As to the main opinion’s discussion of the issue whether the attendance of four of the Board members at a local event on June 15, 2009, constitutes a meeting, I express no opinion. Suffice it to say that I find Slagle’s argument insufficient to warrant further analysis under the applicable rules of statutory construction. Therefore, as to that portion of the main opinion, I concur only in the result.

BOLIN, J., concurs.

. Although discussed differently, no distinction is made in the Open Meetings Act between a "governmental body,” a "committee,” and a "subcommittee” and a "quorum” of such entities: a "quorum” of a "committee” is, practically speaking, the same as "the committee,” etc.
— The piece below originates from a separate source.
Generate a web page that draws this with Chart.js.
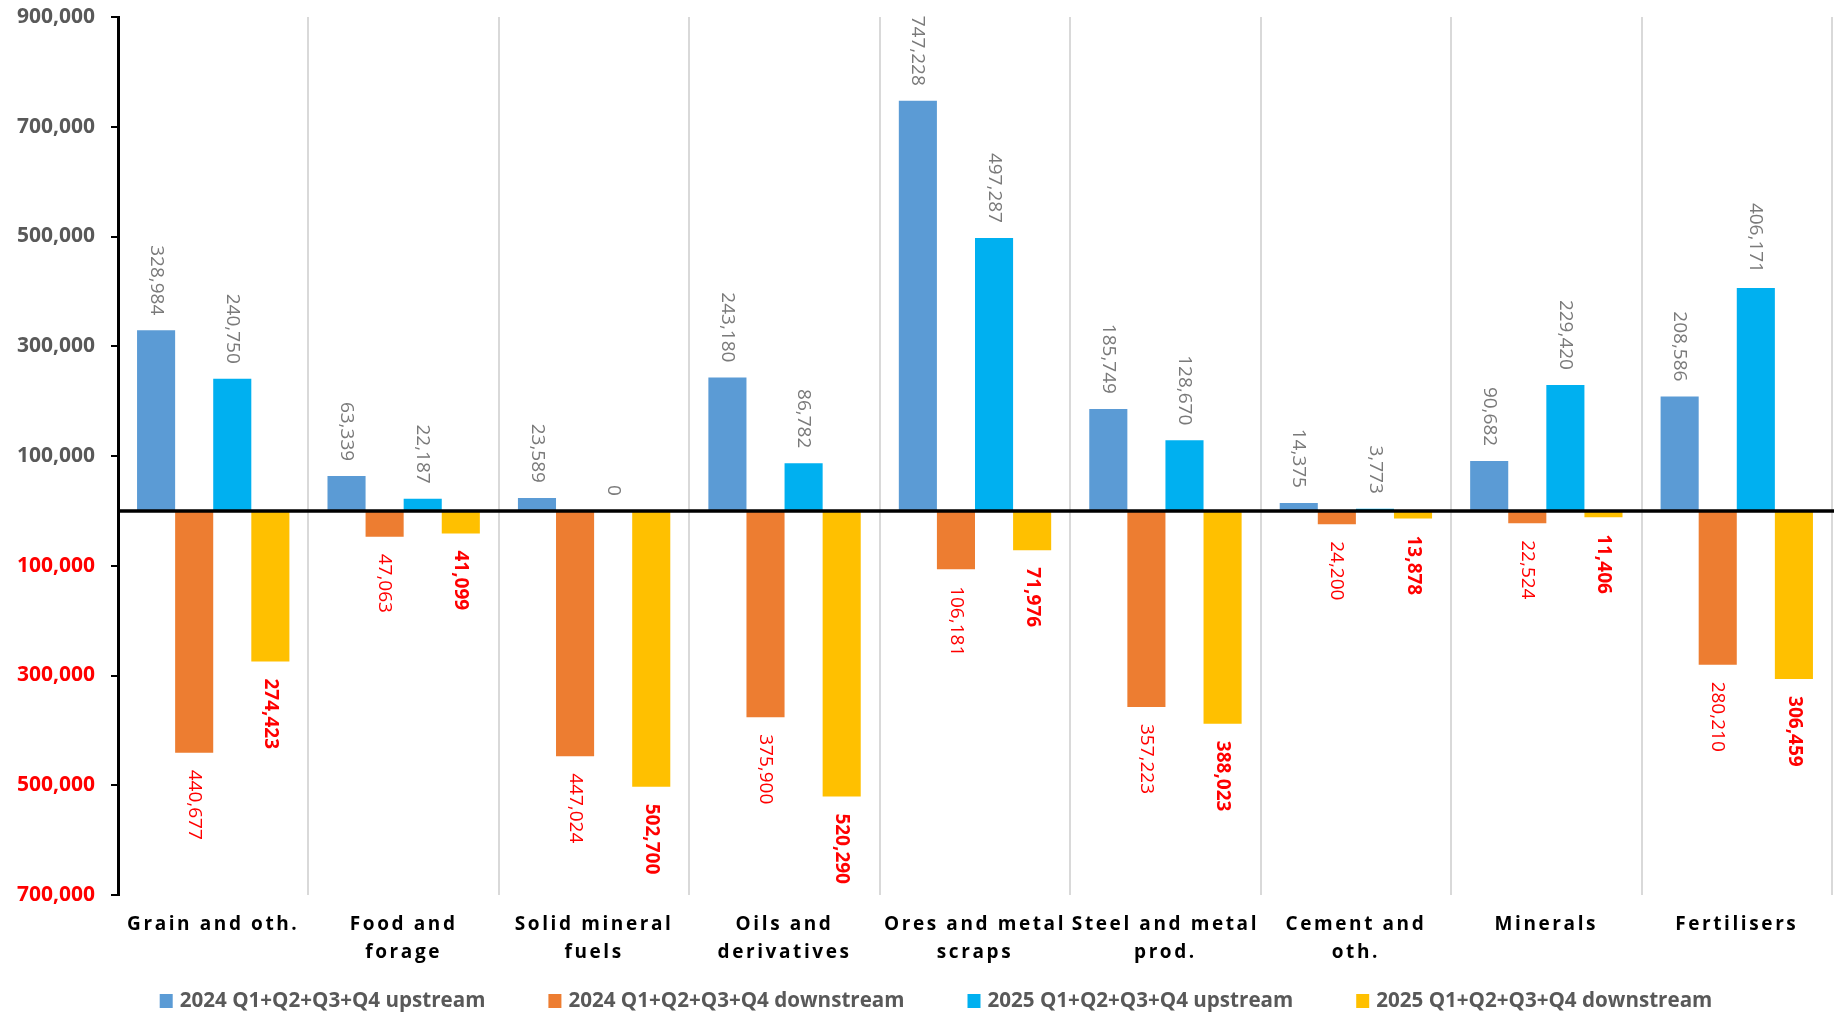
<!DOCTYPE html>
<html>
<head>
<meta charset="utf-8">
<script src="https://cdn.jsdelivr.net/npm/chart.js@4"></script>
<style>
html,body{margin:0;padding:0;background:#fff;}
#wrap{width:1834px;height:1016px;position:relative;}
</style>
</head>
<body>
<div id="wrap"><canvas id="c"></canvas></div>
<script>
const categories = [
  ["Grain and oth."],
  ["Food and", "forage"],
  ["Solid mineral", "fuels"],
  ["Oils and", "derivatives"],
  ["Ores and metal", "scraps"],
  ["Steel and metal", "prod."],
  ["Cement and", "oth."],
  ["Minerals"],
  ["Fertilisers"]
];
const seriesNames = [
  "2024 Q1+Q2+Q3+Q4 upstream",
  "2024 Q1+Q2+Q3+Q4 downstream",
  "2025 Q1+Q2+Q3+Q4 upstream",
  "2025 Q1+Q2+Q3+Q4 downstream"
];
const upstream2024   = [328984, 63339, 23589, 243180, 747228, 185749, 14375, 90682, 208586];
const downstream2024 = [-440677, -47063, -447024, -375900, -106181, -357223, -24200, -22524, -280210];
const upstream2025   = [240750, 22187, 0, 86782, 497287, 128670, 3773, 229420, 406171];
const downstream2025 = [-274423, -41099, -502700, -520290, -71976, -388023, -13878, -11406, -306459];
const yMin = -700000, yMax = 900000, yStep = 200000;

const colors = ['#5B9BD5', '#ED7D31', '#00B0F0', '#FFC000'];
const labelColors = ['#7a7a7a', '#FF0000', '#7a7a7a', '#FF0000'];
const labelBold = [false, false, false, true];

const fmt = v => Math.abs(v).toLocaleString('en-US');

const xLetterSpacing = {
  id: 'xLetterSpacing',
  afterUpdate(chart) {
    const s = chart.scales.x;
    if (s && !s._lsPatched) {
      const orig = s.drawLabels.bind(s);
      s.drawLabels = function (area) {
        const c = this.ctx;
        c.save();
        c.letterSpacing = '2.6px';
        orig(area);
        c.restore();
      };
      s._lsPatched = true;
    }
  }
};

const zeroLine = {
  id: 'zeroLine',
  afterDatasetsDraw(chart) {
    const { ctx, chartArea, scales } = chart;
    const y0 = scales.y.getPixelForValue(0);
    ctx.save();
    ctx.strokeStyle = '#000';
    ctx.lineWidth = 3.5;
    ctx.beginPath();
    ctx.moveTo(chartArea.left, y0);
    ctx.lineTo(chart.width, y0);
    ctx.stroke();
    ctx.restore();
  }
};

const valueLabels = {
  id: 'valueLabels',
  afterDraw(chart) {
    const ctx = chart.ctx;
    chart.data.datasets.forEach((ds, di) => {
      const meta = chart.getDatasetMeta(di);
      meta.data.forEach((bar, i) => {
        const v = ds.data[i];
        ctx.save();
        ctx.translate(bar.x, bar.y);
        ctx.rotate(Math.PI / 2);
        ctx.font = (labelBold[di] ? 'bold ' : '') + '19px "Open Sans"';
        ctx.fillStyle = labelColors[di];
        ctx.textBaseline = 'middle';
        if (v >= 0) {
          ctx.textAlign = 'right';
          ctx.fillText(fmt(v), -15, 0);
        } else {
          ctx.textAlign = 'left';
          ctx.fillText(fmt(v), 17, 0);
        }
        ctx.restore();
      });
    });
  }
};

const customLegend = {
  id: 'customLegend',
  afterDraw(chart) {
    const ctx = chart.ctx;
    ctx.save();
    ctx.font = 'bold 20.6px "Open Sans"';
    ctx.textBaseline = 'middle';
    const boxW = 13, boxH = 14, gapBox = 7, gapItem = 63;
    const widths = chart.data.datasets.map(d => boxW + gapBox + ctx.measureText(d.label).width);
    const total = widths.reduce((a, b) => a + b, 0) + gapItem * (widths.length - 1);
    let x = chart.width / 2 + 19 - total / 2;
    const yc = 1001;
    chart.data.datasets.forEach((d, i) => {
      ctx.fillStyle = d.backgroundColor;
      ctx.fillRect(x, yc - boxH / 2, boxW, boxH);
      ctx.fillStyle = '#595959';
      ctx.textAlign = 'left';
      ctx.fillText(d.label, x + boxW + gapBox, yc);
      x += widths[i] + gapItem;
    });
    ctx.restore();
  }
};

const seriesData = [upstream2024, downstream2024, upstream2025, downstream2025];

new Chart(document.getElementById('c'), {
  type: 'bar',
  data: {
    labels: categories,
    datasets: seriesData.map((d, i) => ({
      label: seriesNames[i],
      data: d,
      backgroundColor: colors[i],
      borderWidth: 0,
      categoryPercentage: 0.8,
      barPercentage: 1.0
    }))
  },
  options: {
    responsive: true,
    maintainAspectRatio: false,
    animation: false,
    layout: { padding: { top: 17, right: 2, bottom: 51, left: 0 } },
    plugins: {
      legend: { display: false },
      tooltip: { enabled: false }
    },
    scales: {
      x: {
        grid: { display: true, color: '#d9d9d9', lineWidth: 2, drawTicks: false, offset: true },
        border: { display: false },
        ticks: {
          autoSkip: false, maxRotation: 0, minRotation: 0,
          color: '#000',
          padding: 16,
          font: { family: '"Open Sans"', weight: 'bold', size: 19, lineHeight: 1.45 }
        },
        afterFit(s) { s.height = 70; s.paddingLeft = 0; s.paddingRight = 0; }
      },
      y: {
        min: yMin, max: yMax,
        grid: { display: true, drawOnChartArea: false, drawTicks: true, tickLength: 7, color: '#000', lineWidth: 2 },
        border: { display: true, color: '#000', width: 3 },
        ticks: {
          stepSize: yStep,
          padding: 16,
          callback: v => fmt(v),
          color: c => (c.tick && c.tick.value < 0) ? '#FF0000' : '#595959',
          font: { family: '"Open Sans"', weight: 'bold', size: 21 }
        },
        afterFit(s) { s.width = 118; s.paddingTop = 0; s.paddingBottom = 0; }
      }
    }
  },
  plugins: [xLetterSpacing, zeroLine, valueLabels, customLegend]
});
</script>
</body>
</html>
The reference to a "quorum” in the subsection only illustrates that sufficient members of the entity are present for the entity to be constituted.

. The main opinion criticizes the "restriction'' resulting from this construction as "un*137usual” and potentially as having a "crippling effect” on the ability of members of governmental bodies to, outside public view, engage in informal deliberations on official matters. The main opinion’s interpretation of § 36-25A-2(6)a.3, however, has the "unusual” result of enshrining into law the practice this Court found unaddressed by the Sunshine Law in Auburn University: members of governmental bodies can meet in small, one-time groups to deliberate issues that will come before the governmental body, so long as the issue will not again come before that particular group. If this Court’s interpretation of the Open Meetings Act, following the accepted principles of statutory construction of such laws as set out above, were to sweep too broadly, then it would be the legislature’s prerogative to narrow its language and thus its scope.